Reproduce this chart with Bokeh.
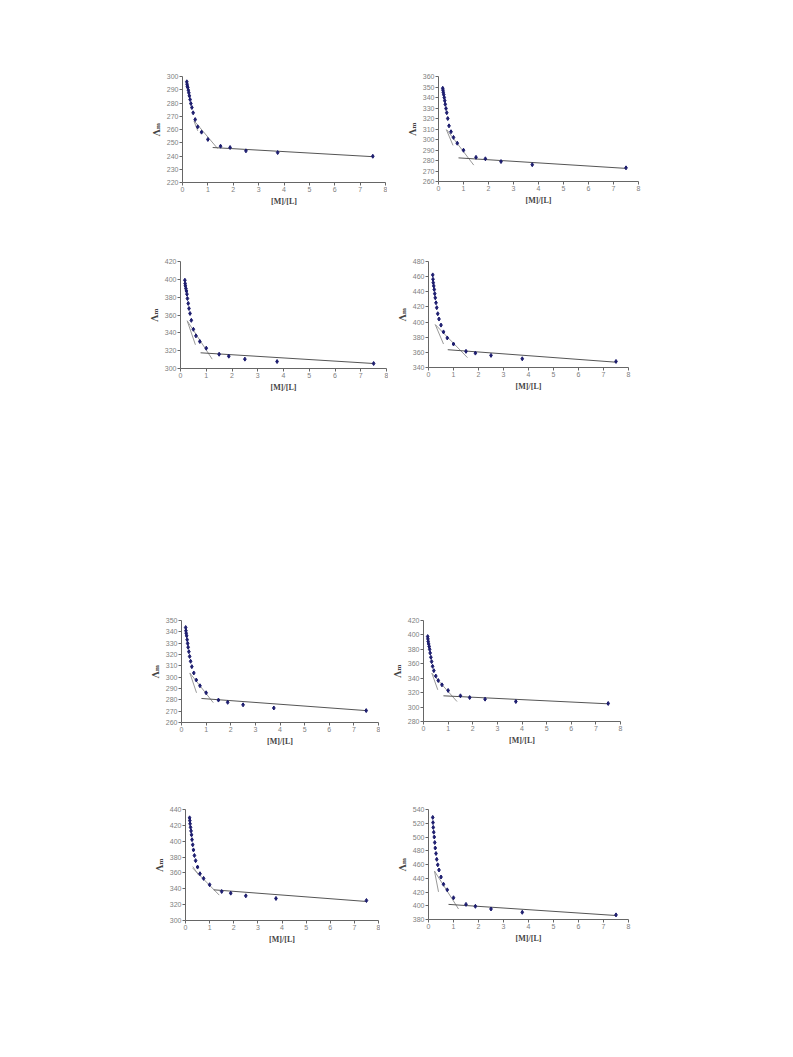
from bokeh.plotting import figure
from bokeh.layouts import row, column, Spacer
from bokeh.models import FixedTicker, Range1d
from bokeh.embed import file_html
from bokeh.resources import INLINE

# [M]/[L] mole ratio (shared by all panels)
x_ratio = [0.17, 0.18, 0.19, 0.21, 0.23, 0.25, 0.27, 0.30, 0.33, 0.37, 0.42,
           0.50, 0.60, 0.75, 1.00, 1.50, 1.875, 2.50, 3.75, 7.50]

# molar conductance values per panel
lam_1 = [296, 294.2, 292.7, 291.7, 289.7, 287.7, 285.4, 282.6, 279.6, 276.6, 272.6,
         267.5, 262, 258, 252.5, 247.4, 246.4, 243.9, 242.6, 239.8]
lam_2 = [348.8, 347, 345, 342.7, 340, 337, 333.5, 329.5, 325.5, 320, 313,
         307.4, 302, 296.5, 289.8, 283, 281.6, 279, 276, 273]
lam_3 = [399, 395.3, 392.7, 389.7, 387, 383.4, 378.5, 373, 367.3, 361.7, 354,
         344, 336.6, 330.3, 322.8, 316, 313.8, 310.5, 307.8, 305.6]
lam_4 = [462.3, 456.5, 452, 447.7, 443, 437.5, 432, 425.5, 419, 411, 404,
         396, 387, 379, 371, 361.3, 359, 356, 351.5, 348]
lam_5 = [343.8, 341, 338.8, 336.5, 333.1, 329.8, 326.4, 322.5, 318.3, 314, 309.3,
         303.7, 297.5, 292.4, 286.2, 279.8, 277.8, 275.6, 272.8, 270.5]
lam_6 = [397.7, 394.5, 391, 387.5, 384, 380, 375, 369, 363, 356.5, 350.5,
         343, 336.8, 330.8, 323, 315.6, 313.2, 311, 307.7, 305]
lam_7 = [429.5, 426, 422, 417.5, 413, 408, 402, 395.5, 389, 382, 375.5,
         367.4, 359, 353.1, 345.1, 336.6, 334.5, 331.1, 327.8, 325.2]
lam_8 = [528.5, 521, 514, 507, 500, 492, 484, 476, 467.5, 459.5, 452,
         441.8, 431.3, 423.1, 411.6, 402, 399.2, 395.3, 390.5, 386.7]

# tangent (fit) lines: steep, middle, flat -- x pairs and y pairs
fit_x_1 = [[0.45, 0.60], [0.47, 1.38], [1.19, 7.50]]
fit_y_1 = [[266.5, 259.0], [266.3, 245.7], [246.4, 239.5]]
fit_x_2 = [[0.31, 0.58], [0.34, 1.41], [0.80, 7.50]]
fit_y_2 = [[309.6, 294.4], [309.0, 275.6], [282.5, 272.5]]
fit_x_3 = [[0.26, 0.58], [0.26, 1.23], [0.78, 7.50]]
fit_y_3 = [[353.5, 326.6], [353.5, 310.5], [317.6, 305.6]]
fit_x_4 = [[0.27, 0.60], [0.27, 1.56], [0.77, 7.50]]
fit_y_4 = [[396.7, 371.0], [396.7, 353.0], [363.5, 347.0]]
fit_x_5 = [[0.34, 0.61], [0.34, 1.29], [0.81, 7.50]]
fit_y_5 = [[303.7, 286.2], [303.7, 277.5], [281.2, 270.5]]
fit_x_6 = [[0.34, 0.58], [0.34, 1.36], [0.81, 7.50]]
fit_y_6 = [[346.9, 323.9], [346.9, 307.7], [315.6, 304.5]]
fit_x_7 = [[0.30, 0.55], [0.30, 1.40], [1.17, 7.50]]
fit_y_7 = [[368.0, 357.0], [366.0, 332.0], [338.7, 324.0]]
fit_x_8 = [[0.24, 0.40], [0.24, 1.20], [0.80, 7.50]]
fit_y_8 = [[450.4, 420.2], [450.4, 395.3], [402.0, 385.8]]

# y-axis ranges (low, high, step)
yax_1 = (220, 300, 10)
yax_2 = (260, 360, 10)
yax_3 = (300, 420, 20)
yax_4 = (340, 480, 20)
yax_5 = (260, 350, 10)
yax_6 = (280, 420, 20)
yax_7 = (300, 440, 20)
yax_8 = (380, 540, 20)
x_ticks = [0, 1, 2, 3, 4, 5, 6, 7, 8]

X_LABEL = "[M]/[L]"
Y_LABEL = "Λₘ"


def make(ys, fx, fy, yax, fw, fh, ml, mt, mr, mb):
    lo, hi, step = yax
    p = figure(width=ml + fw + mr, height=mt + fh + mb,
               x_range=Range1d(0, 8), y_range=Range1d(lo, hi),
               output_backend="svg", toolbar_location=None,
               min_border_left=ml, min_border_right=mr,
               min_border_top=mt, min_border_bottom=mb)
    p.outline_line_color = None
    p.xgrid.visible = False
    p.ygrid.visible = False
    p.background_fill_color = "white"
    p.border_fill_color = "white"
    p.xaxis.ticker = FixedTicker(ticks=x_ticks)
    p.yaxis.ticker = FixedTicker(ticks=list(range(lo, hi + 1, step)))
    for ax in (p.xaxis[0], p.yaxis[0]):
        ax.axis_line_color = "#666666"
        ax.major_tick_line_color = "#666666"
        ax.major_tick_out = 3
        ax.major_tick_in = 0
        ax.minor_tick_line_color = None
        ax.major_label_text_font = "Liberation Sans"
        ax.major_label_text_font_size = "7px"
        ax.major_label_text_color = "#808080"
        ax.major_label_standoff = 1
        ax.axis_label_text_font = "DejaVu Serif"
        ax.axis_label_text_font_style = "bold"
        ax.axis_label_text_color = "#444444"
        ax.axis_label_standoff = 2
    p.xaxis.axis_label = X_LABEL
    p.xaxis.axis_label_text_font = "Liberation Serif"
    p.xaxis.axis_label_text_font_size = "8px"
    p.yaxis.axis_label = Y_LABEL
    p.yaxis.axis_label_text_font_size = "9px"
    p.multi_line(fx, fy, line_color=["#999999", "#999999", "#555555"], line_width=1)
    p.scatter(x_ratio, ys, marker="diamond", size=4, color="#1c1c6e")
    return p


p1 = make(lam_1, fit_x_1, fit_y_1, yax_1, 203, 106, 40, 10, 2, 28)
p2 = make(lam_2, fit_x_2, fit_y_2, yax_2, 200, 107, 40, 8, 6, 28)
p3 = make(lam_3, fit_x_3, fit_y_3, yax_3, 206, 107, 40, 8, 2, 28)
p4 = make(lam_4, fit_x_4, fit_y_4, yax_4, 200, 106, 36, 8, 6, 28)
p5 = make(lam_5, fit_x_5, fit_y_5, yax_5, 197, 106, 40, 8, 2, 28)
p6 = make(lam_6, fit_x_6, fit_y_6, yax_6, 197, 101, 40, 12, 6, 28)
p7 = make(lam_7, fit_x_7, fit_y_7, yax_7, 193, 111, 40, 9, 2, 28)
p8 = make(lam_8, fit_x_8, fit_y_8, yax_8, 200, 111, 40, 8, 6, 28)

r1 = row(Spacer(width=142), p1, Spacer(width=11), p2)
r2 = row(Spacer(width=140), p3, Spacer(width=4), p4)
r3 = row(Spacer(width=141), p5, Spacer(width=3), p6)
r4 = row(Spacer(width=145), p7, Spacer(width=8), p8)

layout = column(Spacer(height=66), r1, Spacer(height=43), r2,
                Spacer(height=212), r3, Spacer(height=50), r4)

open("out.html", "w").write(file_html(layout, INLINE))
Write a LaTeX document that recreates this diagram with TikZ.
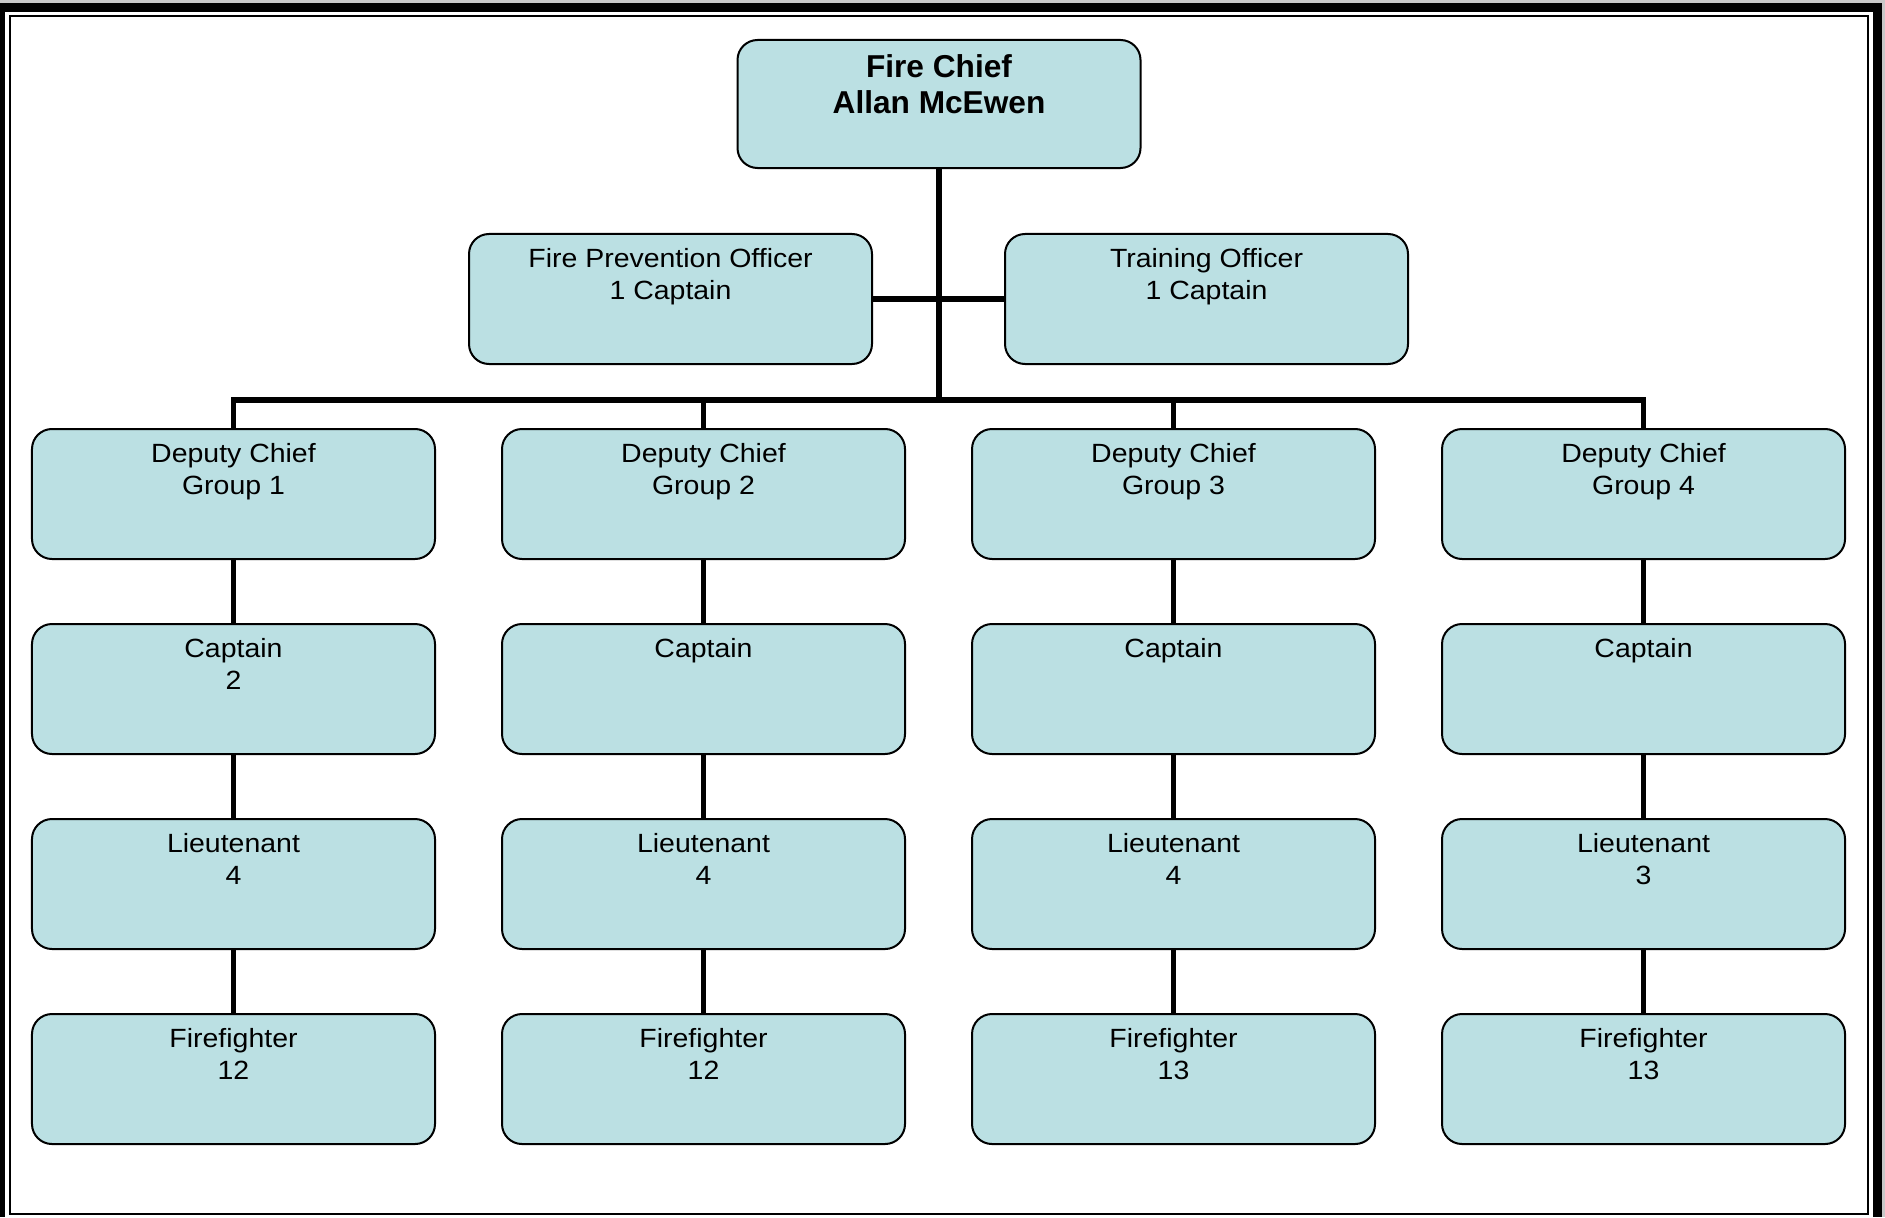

◆ ◆ ◆ ◆ ◆ ◆ ◆

Reproduce every record above exactly, but leave out the pictures.

EXERCISE RESPONSE
Reproduce this chart with Bokeh.
from bokeh.plotting import figure
from bokeh.layouts import row, column, Spacer
from bokeh.models import FixedTicker, Range1d
from bokeh.embed import file_html
from bokeh.resources import INLINE

# [M]/[L] mole ratio (shared by all panels)
x_ratio = [0.17, 0.18, 0.19, 0.21, 0.23, 0.25, 0.27, 0.30, 0.33, 0.37, 0.42,
           0.50, 0.60, 0.75, 1.00, 1.50, 1.875, 2.50, 3.75, 7.50]

# molar conductance values per panel
lam_1 = [296, 294.2, 292.7, 291.7, 289.7, 287.7, 285.4, 282.6, 279.6, 276.6, 272.6,
         267.5, 262, 258, 252.5, 247.4, 246.4, 243.9, 242.6, 239.8]
lam_2 = [348.8, 347, 345, 342.7, 340, 337, 333.5, 329.5, 325.5, 320, 313,
         307.4, 302, 296.5, 289.8, 283, 281.6, 279, 276, 273]
lam_3 = [399, 395.3, 392.7, 389.7, 387, 383.4, 378.5, 373, 367.3, 361.7, 354,
         344, 336.6, 330.3, 322.8, 316, 313.8, 310.5, 307.8, 305.6]
lam_4 = [462.3, 456.5, 452, 447.7, 443, 437.5, 432, 425.5, 419, 411, 404,
         396, 387, 379, 371, 361.3, 359, 356, 351.5, 348]
lam_5 = [343.8, 341, 338.8, 336.5, 333.1, 329.8, 326.4, 322.5, 318.3, 314, 309.3,
         303.7, 297.5, 292.4, 286.2, 279.8, 277.8, 275.6, 272.8, 270.5]
lam_6 = [397.7, 394.5, 391, 387.5, 384, 380, 375, 369, 363, 356.5, 350.5,
         343, 336.8, 330.8, 323, 315.6, 313.2, 311, 307.7, 305]
lam_7 = [429.5, 426, 422, 417.5, 413, 408, 402, 395.5, 389, 382, 375.5,
         367.4, 359, 353.1, 345.1, 336.6, 334.5, 331.1, 327.8, 325.2]
lam_8 = [528.5, 521, 514, 507, 500, 492, 484, 476, 467.5, 459.5, 452,
         441.8, 431.3, 423.1, 411.6, 402, 399.2, 395.3, 390.5, 386.7]

# tangent (fit) lines: steep, middle, flat -- x pairs and y pairs
fit_x_1 = [[0.45, 0.60], [0.47, 1.38], [1.19, 7.50]]
fit_y_1 = [[266.5, 259.0], [266.3, 245.7], [246.4, 239.5]]
fit_x_2 = [[0.31, 0.58], [0.34, 1.41], [0.80, 7.50]]
fit_y_2 = [[309.6, 294.4], [309.0, 275.6], [282.5, 272.5]]
fit_x_3 = [[0.26, 0.58], [0.26, 1.23], [0.78, 7.50]]
fit_y_3 = [[353.5, 326.6], [353.5, 310.5], [317.6, 305.6]]
fit_x_4 = [[0.27, 0.60], [0.27, 1.56], [0.77, 7.50]]
fit_y_4 = [[396.7, 371.0], [396.7, 353.0], [363.5, 347.0]]
fit_x_5 = [[0.34, 0.61], [0.34, 1.29], [0.81, 7.50]]
fit_y_5 = [[303.7, 286.2], [303.7, 277.5], [281.2, 270.5]]
fit_x_6 = [[0.34, 0.58], [0.34, 1.36], [0.81, 7.50]]
fit_y_6 = [[346.9, 323.9], [346.9, 307.7], [315.6, 304.5]]
fit_x_7 = [[0.30, 0.55], [0.30, 1.40], [1.17, 7.50]]
fit_y_7 = [[368.0, 357.0], [366.0, 332.0], [338.7, 324.0]]
fit_x_8 = [[0.24, 0.40], [0.24, 1.20], [0.80, 7.50]]
fit_y_8 = [[450.4, 420.2], [450.4, 395.3], [402.0, 385.8]]

# y-axis ranges (low, high, step)
yax_1 = (220, 300, 10)
yax_2 = (260, 360, 10)
yax_3 = (300, 420, 20)
yax_4 = (340, 480, 20)
yax_5 = (260, 350, 10)
yax_6 = (280, 420, 20)
yax_7 = (300, 440, 20)
yax_8 = (380, 540, 20)
x_ticks = [0, 1, 2, 3, 4, 5, 6, 7, 8]

X_LABEL = "[M]/[L]"
Y_LABEL = "Λₘ"


def make(ys, fx, fy, yax, fw, fh, ml, mt, mr, mb):
    lo, hi, step = yax
    p = figure(width=ml + fw + mr, height=mt + fh + mb,
               x_range=Range1d(0, 8), y_range=Range1d(lo, hi),
               output_backend="svg", toolbar_location=None,
               min_border_left=ml, min_border_right=mr,
               min_border_top=mt, min_border_bottom=mb)
    p.outline_line_color = None
    p.xgrid.visible = False
    p.ygrid.visible = False
    p.background_fill_color = "white"
    p.border_fill_color = "white"
    p.xaxis.ticker = FixedTicker(ticks=x_ticks)
    p.yaxis.ticker = FixedTicker(ticks=list(range(lo, hi + 1, step)))
    for ax in (p.xaxis[0], p.yaxis[0]):
        ax.axis_line_color = "#666666"
        ax.major_tick_line_color = "#666666"
        ax.major_tick_out = 3
        ax.major_tick_in = 0
        ax.minor_tick_line_color = None
        ax.major_label_text_font = "Liberation Sans"
        ax.major_label_text_font_size = "7px"
        ax.major_label_text_color = "#808080"
        ax.major_label_standoff = 1
        ax.axis_label_text_font = "DejaVu Serif"
        ax.axis_label_text_font_style = "bold"
        ax.axis_label_text_color = "#444444"
        ax.axis_label_standoff = 2
    p.xaxis.axis_label = X_LABEL
    p.xaxis.axis_label_text_font = "Liberation Serif"
    p.xaxis.axis_label_text_font_size = "8px"
    p.yaxis.axis_label = Y_LABEL
    p.yaxis.axis_label_text_font_size = "9px"
    p.multi_line(fx, fy, line_color=["#999999", "#999999", "#555555"], line_width=1)
    p.scatter(x_ratio, ys, marker="diamond", size=4, color="#1c1c6e")
    return p


p1 = make(lam_1, fit_x_1, fit_y_1, yax_1, 203, 106, 40, 10, 2, 28)
p2 = make(lam_2, fit_x_2, fit_y_2, yax_2, 200, 107, 40, 8, 6, 28)
p3 = make(lam_3, fit_x_3, fit_y_3, yax_3, 206, 107, 40, 8, 2, 28)
p4 = make(lam_4, fit_x_4, fit_y_4, yax_4, 200, 106, 36, 8, 6, 28)
p5 = make(lam_5, fit_x_5, fit_y_5, yax_5, 197, 106, 40, 8, 2, 28)
p6 = make(lam_6, fit_x_6, fit_y_6, yax_6, 197, 101, 40, 12, 6, 28)
p7 = make(lam_7, fit_x_7, fit_y_7, yax_7, 193, 111, 40, 9, 2, 28)
p8 = make(lam_8, fit_x_8, fit_y_8, yax_8, 200, 111, 40, 8, 6, 28)

r1 = row(Spacer(width=142), p1, Spacer(width=11), p2)
r2 = row(Spacer(width=140), p3, Spacer(width=4), p4)
r3 = row(Spacer(width=141), p5, Spacer(width=3), p6)
r4 = row(Spacer(width=145), p7, Spacer(width=8), p8)

layout = column(Spacer(height=66), r1, Spacer(height=43), r2,
                Spacer(height=212), r3, Spacer(height=50), r4)

open("out.html", "w").write(file_html(layout, INLINE))
Write a LaTeX document that recreates this diagram with TikZ.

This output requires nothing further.